Nothing but the lines from the top of the data to the line holding "const axisFloor = 25;" should be printed, word for word and both ends included; leave the pictures out.

++++ Dataset excerpt ++++

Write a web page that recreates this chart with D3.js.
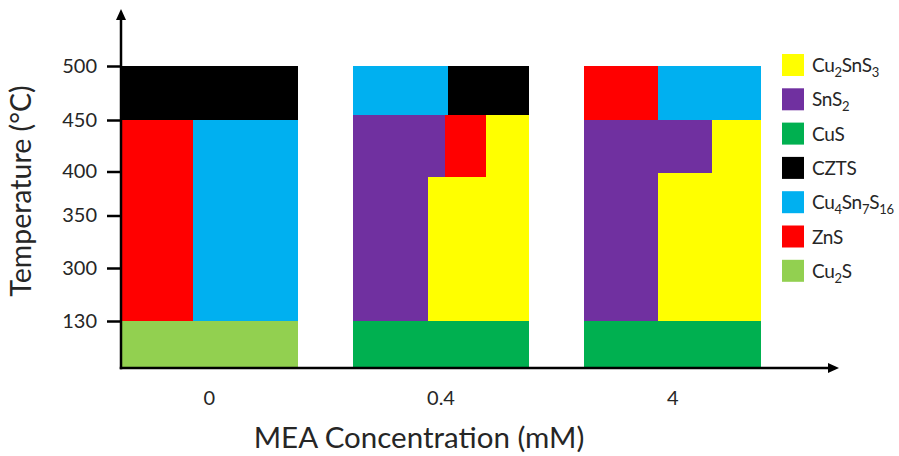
<!DOCTYPE html>
<html>
<head>
<meta charset="utf-8">
<script src="https://cdn.jsdelivr.net/npm/d3@7"></script>
<style>
  html, body { margin: 0; padding: 0; background: #fff; }
  svg text { font-family: Lato, "Open Sans", sans-serif; fill: #262626; }
</style>
</head>
<body>
<svg id="chart" width="899" height="456"></svg>
<script>
// MEA concentration groups along the x axis (mM)
const concentrations = ["0", "0.4", "4"];
// Temperature levels marked on the y axis (°C)
const temperatureTicks = [130, 300, 350, 400, 450, 500];
// Temperature at the foot of the y axis
const axisFloor = 25;

// Phases, in legend order, with their fill colours
const phaseNames = ["Cu2SnS3", "SnS2", "CuS", "CZTS", "Cu4Sn7S16", "ZnS", "Cu2S"];
const phaseColors = ["#FFFF00", "#7030A0", "#00B050", "#000000", "#00B0F0", "#FF0000", "#92D050"];
// Legend labels as [text, isSubscript] pieces
const phaseLabels = [
  [["Cu", 0], ["2", 1], ["SnS", 0], ["3", 1]],
  [["SnS", 0], ["2", 1]],
  [["CuS", 0]],
  [["CZTS", 0]],
  [["Cu", 0], ["4", 1], ["Sn", 0], ["7", 1], ["S", 0], ["16", 1]],
  [["ZnS", 0]],
  [["Cu", 0], ["2", 1], ["S", 0]]
];

// Phase regions for each concentration:
// share = left/right fraction of the column, temp = lower/upper temperature
const regionsAt0 = [
  { phase: "Cu2S",      share: [0, 1],         temp: [axisFloor, 130] },
  { phase: "ZnS",       share: [0, 0.406],     temp: [130, 450] },
  { phase: "Cu4Sn7S16", share: [0.406, 1],     temp: [130, 450] },
  { phase: "CZTS",      share: [0, 1],         temp: [450, 500] }
];
const regionsAt04 = [
  { phase: "CuS",       share: [0, 1],         temp: [axisFloor, 130] },
  { phase: "SnS2",      share: [0, 0.424],     temp: [130, 455] },
  { phase: "SnS2",      share: [0.424, 0.525], temp: [394, 455] },
  { phase: "Cu2SnS3",   share: [0.424, 1],     temp: [130, 394] },
  { phase: "Cu2SnS3",   share: [0.757, 1],     temp: [394, 455] },
  { phase: "ZnS",       share: [0.525, 0.757], temp: [394, 455] },
  { phase: "Cu4Sn7S16", share: [0, 0.537],     temp: [455, 500] },
  { phase: "CZTS",      share: [0.537, 1],     temp: [455, 500] }
];
const regionsAt4 = [
  { phase: "CuS",       share: [0, 1],         temp: [axisFloor, 130] },
  { phase: "SnS2",      share: [0, 0.416],     temp: [130, 450] },
  { phase: "SnS2",      share: [0.416, 0.725], temp: [398, 450] },
  { phase: "Cu2SnS3",   share: [0.416, 1],     temp: [130, 398] },
  { phase: "Cu2SnS3",   share: [0.725, 1],     temp: [398, 450] },
  { phase: "ZnS",       share: [0, 0.416],     temp: [450, 500] },
  { phase: "Cu4Sn7S16", share: [0.416, 1],     temp: [450, 500] }
];

const regionsByConcentration = { "0": regionsAt0, "0.4": regionsAt04, "4": regionsAt4 };

const svg = d3.select("#chart");

const color = d3.scaleOrdinal().domain(phaseNames).range(phaseColors);

// Temperature axis: unevenly spaced levels
const y = d3.scaleLinear()
  .domain([axisFloor, ...temperatureTicks])
  .range([368, 321, 268, 215.5, 171.5, 120, 66]);

const x = d3.scaleBand()
  .domain(concentrations)
  .range([121, 761])
  .paddingInner(0.238)
  .paddingOuter(0);

const share = d3.scaleLinear().domain([0, 1]).range([0, x.bandwidth()]);

// Phase blocks
const columns = svg.append("g")
  .selectAll("g")
  .data(concentrations)
  .join("g")
  .attr("transform", c => `translate(${x(c)},0)`);

columns.selectAll("rect")
  .data(c => regionsByConcentration[c])
  .join("rect")
  .attr("x", d => share(d.share[0]))
  .attr("width", d => share(d.share[1]) - share(d.share[0]))
  .attr("y", d => y(d.temp[1]))
  .attr("height", d => y(d.temp[0]) - y(d.temp[1]))
  .attr("fill", d => color(d.phase))
  .attr("shape-rendering", "crispEdges");

// Y axis ticks and labels
const yAxis = svg.append("g")
  .attr("transform", `translate(${x.range()[0]},0)`)
  .call(d3.axisLeft(y).tickValues(temperatureTicks).tickSize(14).tickPadding(10).tickFormat(d3.format("d")));
yAxis.select(".domain").remove();
yAxis.selectAll(".tick line").attr("stroke", "#000").attr("stroke-width", 2.5);
yAxis.selectAll(".tick text")
  .attr("font-size", 20)
  .attr("fill", "#262626")
  .attr("font-family", "Lato, sans-serif");

// X axis labels
const xAxis = svg.append("g")
  .attr("transform", `translate(0,${y(axisFloor)})`)
  .call(d3.axisBottom(x).tickSize(0).tickPadding(23));
xAxis.select(".domain").remove();
xAxis.selectAll(".tick text")
  .attr("font-size", 20)
  .attr("fill", "#262626")
  .attr("font-family", "Lato, sans-serif");

// Axis lines with arrowheads
const x0 = x.range()[0];
const yBase = y(axisFloor);
const axes = svg.append("g").attr("stroke", "#000").attr("stroke-width", 2.5);
axes.append("line").attr("x1", x0).attr("x2", x0).attr("y1", yBase + 1.25).attr("y2", 18);
axes.append("line").attr("x1", x0 - 1.25).attr("x2", 830).attr("y1", yBase).attr("y2", yBase);
svg.append("path")
  .attr("d", d3.line()([[x0, 9], [x0 + 5, 20], [x0 - 5, 20]]) + "Z")
  .attr("fill", "#000");
svg.append("path")
  .attr("d", d3.line()([[839, yBase], [828, yBase - 5], [828, yBase + 5]]) + "Z")
  .attr("fill", "#000");

// Axis titles
svg.append("text")
  .attr("transform", "translate(31,191) rotate(-90)")
  .attr("text-anchor", "middle")
  .attr("font-size", 28.5)
  .text("Temperature (°C)");

svg.append("text")
  .attr("x", 419)
  .attr("y", 448)
  .attr("text-anchor", "middle")
  .attr("font-size", 29.5)
  .text("MEA Concentration (mM)");

// Legend
const legend = svg.append("g").attr("transform", "translate(782,54)");
const items = legend.selectAll("g")
  .data(phaseNames)
  .join("g")
  .attr("transform", (d, i) => `translate(0,${i * 34.3})`);

items.append("rect")
  .attr("width", 22)
  .attr("height", 22)
  .attr("fill", d => color(d));

items.append("text")
  .attr("x", 30)
  .attr("y", 18)
  .attr("font-size", 19)
  .attr("letter-spacing", -0.3)
  .each(function (d, i) {
    const t = d3.select(this);
    let shifted = false;
    phaseLabels[i].forEach(([txt, sub]) => {
      const span = t.append("tspan").text(txt);
      if (sub) {
        span.attr("font-size", 13).attr("dy", shifted ? 0 : 5);
        shifted = true;
      } else {
        span.attr("dy", shifted ? -5 : 0);
        shifted = false;
      }
    });
  });
</script>
</body>
</html>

++++

(Correct output):
Write a web page that recreates this chart with D3.js.
<!DOCTYPE html>
<html>
<head>
<meta charset="utf-8">
<script src="https://cdn.jsdelivr.net/npm/d3@7"></script>
<style>
  html, body { margin: 0; padding: 0; background: #fff; }
  svg text { font-family: Lato, "Open Sans", sans-serif; fill: #262626; }
</style>
</head>
<body>
<svg id="chart" width="899" height="456"></svg>
<script>
// MEA concentration groups along the x axis (mM)
const concentrations = ["0", "0.4", "4"];
// Temperature levels marked on the y axis (°C)
const temperatureTicks = [130, 300, 350, 400, 450, 500];
// Temperature at the foot of the y axis
const axisFloor = 25;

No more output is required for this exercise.